Luke 23:27–43: Jesus’s crucifixion is recorded. At the same time that he is being crucified he also shows the nature of his promise, a promise he can make to the thief who asks to be remembered in Jesus’s kingdom, that, indeed, “today you will be with me in paradise” (Lk 23:43b). In your meditation place yourself as the thief who asks to be remembered when Jesus comes into his kingdom. Jesus, the suffering servant, also becomes Christ the King… just not quite yet, for death, descent into hell, and resurrection are yet to come in the gospel story. But the promise is to you. Be still and know the promise of Jesus the Christ.

At a personal level, I am very grateful for the bundling of these passages into the pericopes for this day. The Holy Spirit-guided readings and meditations helped prepare me for approaching, or perhaps rather being approached, by the Colossians passage.

This passage contains the magnificent poetry of 1:15–20. In the face of what appears to be the heresy of positioning Christ as just one of a number of heavenly beings in a hierarchical collection of divine beings and also the political-cultural threat of the place of and authority of Caesar as at least semi-divine, Paul sings (or at least uses) this wonderful hymn that focuses on the being of Jesus Christ. Christ is “firstborn over all creation,” creator of all things, head of the church, “firstborn from among the dead,” and the peacemaker through his blood shed on the cross. Christ is placed into Psalm 46 and Malachi 3! In your meditation consider Christ’s redemption, majesty, sovereignty and rule, not only over the whole world and all of humankind, but also over you.

All this does lead to a living ethic, a behavioral life to “live in a manner worthy of the Lord” (Col 1:10a).

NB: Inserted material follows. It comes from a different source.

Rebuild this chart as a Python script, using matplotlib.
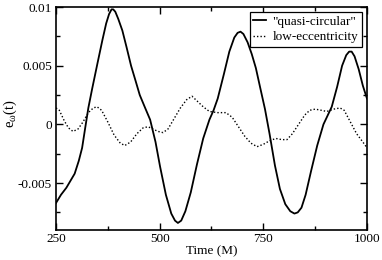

The pattern of attending to all the readings for the day could, then, form the outline for the day’s sermon. Invite your hearers into the readings in much the same way that I have invited you. The readings, in this pattern, build to the great christological hymn, a celebration of the power and majesty of Christ. The building toward this, however, uses these readings from various places and times in the scriptures to prepare us for the overarching reality: Christ the creator, Christ the ruler, Christ the victor, Christ the redeemer, Christ the king.

This overarching reality is not just a big-picture picture, although it is most certainly that. It is also a small-picture picture, for it embraces you and me individually and every person on whom the Holy Spirit has come and who confesses this Christ who “has rescued us from the dominion of darkness” and “in whom we have redemption, the forgiveness of sins” (Col 1:13a, 14).

This, then, also sets the stage for the kind of life we live as well!